#### What you should do:
Retype each line of the material exactly, please, skipping any picture in it.

#### Source excerpt:

•••••

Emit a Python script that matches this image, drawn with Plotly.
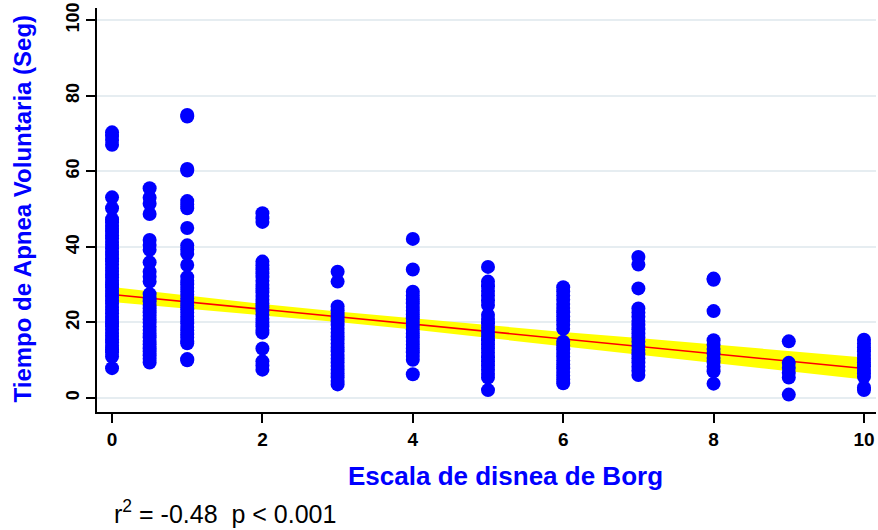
import plotly.graph_objects as go

# ---------------- data ----------------
borg_levels = [0, 0.5, 1, 2, 3, 4, 5, 6, 7, 8, 9, 10]

apnea_b0 = [70.3, 69.3, 68.3, 67.0, 53.1, 50.2, 47.3, 46.5, 45.6, 44.8, 43.9, 43.0,
            42.2, 41.3, 40.5, 39.6, 38.7, 37.9, 37.0, 36.2, 35.3, 34.4, 33.6, 32.7,
            31.9, 31.0, 30.1, 29.3, 28.4, 27.6, 26.7, 25.8, 25.0, 24.1, 23.3, 22.4,
            21.5, 20.7, 19.8, 19.0, 18.1, 17.2, 16.4, 15.5, 14.7, 13.8, 12.9, 12.1,
            11.0, 7.9]
apnea_b05 = [55.5, 53.0, 51.4, 48.7, 41.8, 40.5, 39.2, 35.9, 33.4, 32.1, 30.8, 27.5,
             26.5, 25.6, 24.6, 23.7, 22.7, 21.8, 20.8, 19.9, 18.9, 18.0, 17.0, 16.1,
             15.1, 14.2, 13.2, 12.3, 11.3, 10.4, 9.4]
apnea_b1 = [74.9, 74.5, 60.6, 60.2, 52.1, 51.2, 50.2, 45.0, 40.4, 39.3, 38.2, 35.2,
            32.0, 31.0, 30.1, 29.2, 28.2, 27.3, 26.3, 25.4, 24.5, 23.5, 22.6, 21.6,
            20.7, 19.8, 18.8, 17.9, 16.9, 16.0, 15.1, 14.5, 10.3, 10.0]
apnea_b2 = [48.9, 47.6, 46.6, 36.1, 35.1, 34.1, 33.0, 32.0, 31.0, 30.0, 29.0, 28.0,
            27.0, 26.0, 25.0, 24.0, 23.0, 22.0, 21.0, 20.0, 19.0, 18.0, 17.3, 13.1,
            9.7, 8.6, 7.5]
apnea_b3 = [33.4, 30.8, 24.2, 23.2, 22.2, 21.3, 20.3, 19.3, 18.3, 17.3, 16.3, 15.4,
            14.4, 13.4, 12.4, 11.4, 10.4, 9.4, 8.5, 7.5, 6.5, 5.5, 4.5, 3.6]
apnea_b4 = [42.1, 34.0, 28.1, 27.1, 26.1, 25.1, 24.1, 23.1, 22.1, 21.1, 20.1, 19.1,
            18.1, 17.1, 16.1, 15.1, 14.1, 13.1, 12.1, 11.1, 10.1, 6.3]
apnea_b5 = [34.7, 30.8, 29.6, 28.3, 27.1, 25.8, 24.6, 22.0, 20.9, 19.8, 18.6, 17.5,
            16.4, 15.3, 14.2, 13.1, 12.0, 10.8, 9.7, 8.6, 7.5, 6.4, 5.4, 2.1]
apnea_b6 = [29.3, 28.2, 27.1, 26.0, 24.9, 23.8, 22.7, 21.6, 20.5, 19.4, 18.3, 14.9,
            13.9, 12.9, 11.9, 10.9, 9.9, 8.9, 7.9, 6.9, 5.9, 4.9, 3.9]
apnea_b7 = [37.3, 35.3, 29.0, 23.7, 22.6, 21.5, 20.4, 19.3, 18.2, 17.1, 16.0, 14.9,
            13.8, 12.7, 11.6, 10.5, 9.4, 8.3, 7.2, 6.1]
apnea_b8 = [31.6, 31.3, 23.0, 15.3, 14.1, 13.0, 11.8, 10.6, 9.5, 8.3, 7.1, 3.8]
apnea_b9 = [15.0, 9.3, 8.0, 6.7, 5.4, 0.9]
apnea_b10 = [15.4, 14.4, 13.4, 12.4, 11.4, 10.4, 9.4, 8.4, 7.4, 6.5, 5.6, 2.8, 2.1]

apnea_by_level = [apnea_b0, apnea_b05, apnea_b1, apnea_b2, apnea_b3, apnea_b4,
                  apnea_b5, apnea_b6, apnea_b7, apnea_b8, apnea_b9, apnea_b10]

# fitted line and its confidence band
fit_x = [0, 10]
fit_y = [27.4, 7.8]
band_x = [0, 1, 2, 3, 4, 5, 6, 7, 8, 9, 10]
band_upper = [29.4, 27.1, 24.9, 22.9, 21.1, 19.3, 17.5, 15.9, 14.2, 12.5, 10.7]
band_lower = [25.4, 23.7, 22.0, 20.1, 18.1, 15.9, 13.7, 11.5, 9.3, 7.1, 4.9]

x_ticks = [0, 2, 4, 6, 8, 10]
y_ticks = [0, 20, 40, 60, 80, 100]

x_title = "Escala de disnea de Borg"
y_title = "Tiempo de Apnea Voluntaria (Seg)"
stats_note = "r<sup>2</sup> = -0.48\u00a0\u00a0p &lt; 0.001"

# ---------------- build figure ----------------
pts_x, pts_y = [], []
for lvl, vals in zip(borg_levels, apnea_by_level):
    pts_x.extend([lvl] * len(vals))
    pts_y.extend(vals)

BLUE = "#0000FF"
FONT = "Liberation Sans, Arial, Helvetica, sans-serif"

fig = go.Figure()
fig.add_trace(go.Scatter(x=band_x, y=band_lower, mode="lines",
                         line=dict(width=0, color="rgba(0,0,0,0)"),
                         hoverinfo="skip", showlegend=False))
fig.add_trace(go.Scatter(x=band_x, y=band_upper, mode="lines", fill="tonexty",
                         fillcolor="#FFFF00", line=dict(width=0, color="rgba(0,0,0,0)"),
                         hoverinfo="skip", showlegend=False))
fig.add_trace(go.Scatter(x=fit_x, y=fit_y, mode="lines",
                         line=dict(color="#FF0000", width=1.6), showlegend=False))
fig.add_trace(go.Scatter(x=pts_x, y=pts_y, mode="markers",
                         marker=dict(color=BLUE, size=14, line=dict(width=0)),
                         showlegend=False))

W, H = 878, 530
L, R, T, B = 97, 2, 8, 118
pw, ph = W - L - R, H - T - B

def px_to_paper_x(px):
    return (px - L) / pw

def px_to_paper_y(py):
    return (H - B - py) / ph

fig.update_layout(
    width=W, height=H,
    margin=dict(l=L, r=R, t=T, b=B, pad=0),
    paper_bgcolor="white", plot_bgcolor="white",
    font=dict(family=FONT, color="black"),
    xaxis=dict(range=[-0.2, 10.16], tickvals=x_ticks, showgrid=False, zeroline=False,
               showline=True, linecolor="black", linewidth=2,
               ticks="outside", ticklen=9, tickwidth=1.5, tickcolor="black",
               tickfont=dict(size=19, family=FONT, weight="bold", color="black")),
    yaxis=dict(range=[-3.7, 103.2], tickvals=y_ticks, showgrid=True,
               gridcolor="#E6EDF1", gridwidth=2, zeroline=False,
               showline=True, linecolor="black", linewidth=2,
               ticks="outside", ticklen=9, tickwidth=1.5, tickcolor="black",
               tickangle=-90,
               tickfont=dict(size=18, family=FONT, weight="bold", color="black")),
    annotations=[
        dict(text=x_title, xref="paper", yref="paper",
             x=px_to_paper_x(505.5), y=px_to_paper_y(476),
             xanchor="center", yanchor="middle", showarrow=False,
             font=dict(size=26, family=FONT, weight="bold", color=BLUE)),
        dict(text=y_title, xref="paper", yref="paper", textangle=-90,
             x=px_to_paper_x(22), y=px_to_paper_y(208.5),
             xanchor="center", yanchor="middle", showarrow=False,
             font=dict(size=24, family=FONT, weight="bold", color=BLUE)),
        dict(text=stats_note, xref="paper", yref="paper",
             x=px_to_paper_x(112), y=px_to_paper_y(512),
             xanchor="left", yanchor="middle", showarrow=False,
             font=dict(size=25, family=FONT, color="black")),
    ],
)

fig.write_html("out.html", config={"displayModeBar": False},
               post_script="document.body.style.margin='0';document.body.style.overflow='hidden';")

•••••

#### Solution to the problem:
Emit a Python script that matches this image, drawn with Plotly.
import plotly.graph_objects as go

# ---------------- data ----------------
borg_levels = [0, 0.5, 1, 2, 3, 4, 5, 6, 7, 8, 9, 10]

apnea_b0 = [70.3, 69.3, 68.3, 67.0, 53.1, 50.2, 47.3, 46.5, 45.6, 44.8, 43.9, 43.0,
            42.2, 41.3, 40.5, 39.6, 38.7, 37.9, 37.0, 36.2, 35.3, 34.4, 33.6, 32.7,
            31.9, 31.0, 30.1, 29.3, 28.4, 27.6, 26.7, 25.8, 25.0, 24.1, 23.3, 22.4,
            21.5, 20.7, 19.8, 19.0, 18.1, 17.2, 16.4, 15.5, 14.7, 13.8, 12.9, 12.1,
            11.0, 7.9]
apnea_b05 = [55.5, 53.0, 51.4, 48.7, 41.8, 40.5, 39.2, 35.9, 33.4, 32.1, 30.8, 27.5,
             26.5, 25.6, 24.6, 23.7, 22.7, 21.8, 20.8, 19.9, 18.9, 18.0, 17.0, 16.1,
             15.1, 14.2, 13.2, 12.3, 11.3, 10.4, 9.4]
apnea_b1 = [74.9, 74.5, 60.6, 60.2, 52.1, 51.2, 50.2, 45.0, 40.4, 39.3, 38.2, 35.2,
            32.0, 31.0, 30.1, 29.2, 28.2, 27.3, 26.3, 25.4, 24.5, 23.5, 22.6, 21.6,
            20.7, 19.8, 18.8, 17.9, 16.9, 16.0, 15.1, 14.5, 10.3, 10.0]
apnea_b2 = [48.9, 47.6, 46.6, 36.1, 35.1, 34.1, 33.0, 32.0, 31.0, 30.0, 29.0, 28.0,
            27.0, 26.0, 25.0, 24.0, 23.0, 22.0, 21.0, 20.0, 19.0, 18.0, 17.3, 13.1,
            9.7, 8.6, 7.5]
apnea_b3 = [33.4, 30.8, 24.2, 23.2, 22.2, 21.3, 20.3, 19.3, 18.3, 17.3, 16.3, 15.4,
            14.4, 13.4, 12.4, 11.4, 10.4, 9.4, 8.5, 7.5, 6.5, 5.5, 4.5, 3.6]
apnea_b4 = [42.1, 34.0, 28.1, 27.1, 26.1, 25.1, 24.1, 23.1, 22.1, 21.1, 20.1, 19.1,
            18.1, 17.1, 16.1, 15.1, 14.1, 13.1, 12.1, 11.1, 10.1, 6.3]
apnea_b5 = [34.7, 30.8, 29.6, 28.3, 27.1, 25.8, 24.6, 22.0, 20.9, 19.8, 18.6, 17.5,
            16.4, 15.3, 14.2, 13.1, 12.0, 10.8, 9.7, 8.6, 7.5, 6.4, 5.4, 2.1]
apnea_b6 = [29.3, 28.2, 27.1, 26.0, 24.9, 23.8, 22.7, 21.6, 20.5, 19.4, 18.3, 14.9,
            13.9, 12.9, 11.9, 10.9, 9.9, 8.9, 7.9, 6.9, 5.9, 4.9, 3.9]
apnea_b7 = [37.3, 35.3, 29.0, 23.7, 22.6, 21.5, 20.4, 19.3, 18.2, 17.1, 16.0, 14.9,
            13.8, 12.7, 11.6, 10.5, 9.4, 8.3, 7.2, 6.1]
apnea_b8 = [31.6, 31.3, 23.0, 15.3, 14.1, 13.0, 11.8, 10.6, 9.5, 8.3, 7.1, 3.8]
apnea_b9 = [15.0, 9.3, 8.0, 6.7, 5.4, 0.9]
apnea_b10 = [15.4, 14.4, 13.4, 12.4, 11.4, 10.4, 9.4, 8.4, 7.4, 6.5, 5.6, 2.8, 2.1]

apnea_by_level = [apnea_b0, apnea_b05, apnea_b1, apnea_b2, apnea_b3, apnea_b4,
                  apnea_b5, apnea_b6, apnea_b7, apnea_b8, apnea_b9, apnea_b10]

# fitted line and its confidence band
fit_x = [0, 10]
fit_y = [27.4, 7.8]
band_x = [0, 1, 2, 3, 4, 5, 6, 7, 8, 9, 10]
band_upper = [29.4, 27.1, 24.9, 22.9, 21.1, 19.3, 17.5, 15.9, 14.2, 12.5, 10.7]
band_lower = [25.4, 23.7, 22.0, 20.1, 18.1, 15.9, 13.7, 11.5, 9.3, 7.1, 4.9]

x_ticks = [0, 2, 4, 6, 8, 10]
y_ticks = [0, 20, 40, 60, 80, 100]

x_title = "Escala de disnea de Borg"
y_title = "Tiempo de Apnea Voluntaria (Seg)"
stats_note = "r<sup>2</sup> = -0.48\u00a0\u00a0p &lt; 0.001"

# ---------------- build figure ----------------
pts_x, pts_y = [], []
for lvl, vals in zip(borg_levels, apnea_by_level):
    pts_x.extend([lvl] * len(vals))
    pts_y.extend(vals)

BLUE = "#0000FF"
FONT = "Liberation Sans, Arial, Helvetica, sans-serif"

fig = go.Figure()
fig.add_trace(go.Scatter(x=band_x, y=band_lower, mode="lines",
                         line=dict(width=0, color="rgba(0,0,0,0)"),
                         hoverinfo="skip", showlegend=False))
fig.add_trace(go.Scatter(x=band_x, y=band_upper, mode="lines", fill="tonexty",
                         fillcolor="#FFFF00", line=dict(width=0, color="rgba(0,0,0,0)"),
                         hoverinfo="skip", showlegend=False))
fig.add_trace(go.Scatter(x=fit_x, y=fit_y, mode="lines",
                         line=dict(color="#FF0000", width=1.6), showlegend=False))
fig.add_trace(go.Scatter(x=pts_x, y=pts_y, mode="markers",
                         marker=dict(color=BLUE, size=14, line=dict(width=0)),
                         showlegend=False))

W, H = 878, 530
L, R, T, B = 97, 2, 8, 118
pw, ph = W - L - R, H - T - B

def px_to_paper_x(px):
    return (px - L) / pw

def px_to_paper_y(py):
    return (H - B - py) / ph

fig.update_layout(
    width=W, height=H,
    margin=dict(l=L, r=R, t=T, b=B, pad=0),
    paper_bgcolor="white", plot_bgcolor="white",
    font=dict(family=FONT, color="black"),
    xaxis=dict(range=[-0.2, 10.16], tickvals=x_ticks, showgrid=False, zeroline=False,
               showline=True, linecolor="black", linewidth=2,
               ticks="outside", ticklen=9, tickwidth=1.5, tickcolor="black",
               tickfont=dict(size=19, family=FONT, weight="bold", color="black")),
    yaxis=dict(range=[-3.7, 103.2], tickvals=y_ticks, showgrid=True,
               gridcolor="#E6EDF1", gridwidth=2, zeroline=False,
               showline=True, linecolor="black", linewidth=2,
               ticks="outside", ticklen=9, tickwidth=1.5, tickcolor="black",
               tickangle=-90,
               tickfont=dict(size=18, family=FONT, weight="bold", color="black")),
    annotations=[
        dict(text=x_title, xref="paper", yref="paper",
             x=px_to_paper_x(505.5), y=px_to_paper_y(476),
             xanchor="center", yanchor="middle", showarrow=False,
             font=dict(size=26, family=FONT, weight="bold", color=BLUE)),
        dict(text=y_title, xref="paper", yref="paper", textangle=-90,
             x=px_to_paper_x(22), y=px_to_paper_y(208.5),
             xanchor="center", yanchor="middle", showarrow=False,
             font=dict(size=24, family=FONT, weight="bold", color=BLUE)),
        dict(text=stats_note, xref="paper", yref="paper",
             x=px_to_paper_x(112), y=px_to_paper_y(512),
             xanchor="left", yanchor="middle", showarrow=False,
             font=dict(size=25, family=FONT, color="black")),
    ],
)

fig.write_html("out.html", config={"displayModeBar": False},
               post_script="document.body.style.margin='0';document.body.style.overflow='hidden';")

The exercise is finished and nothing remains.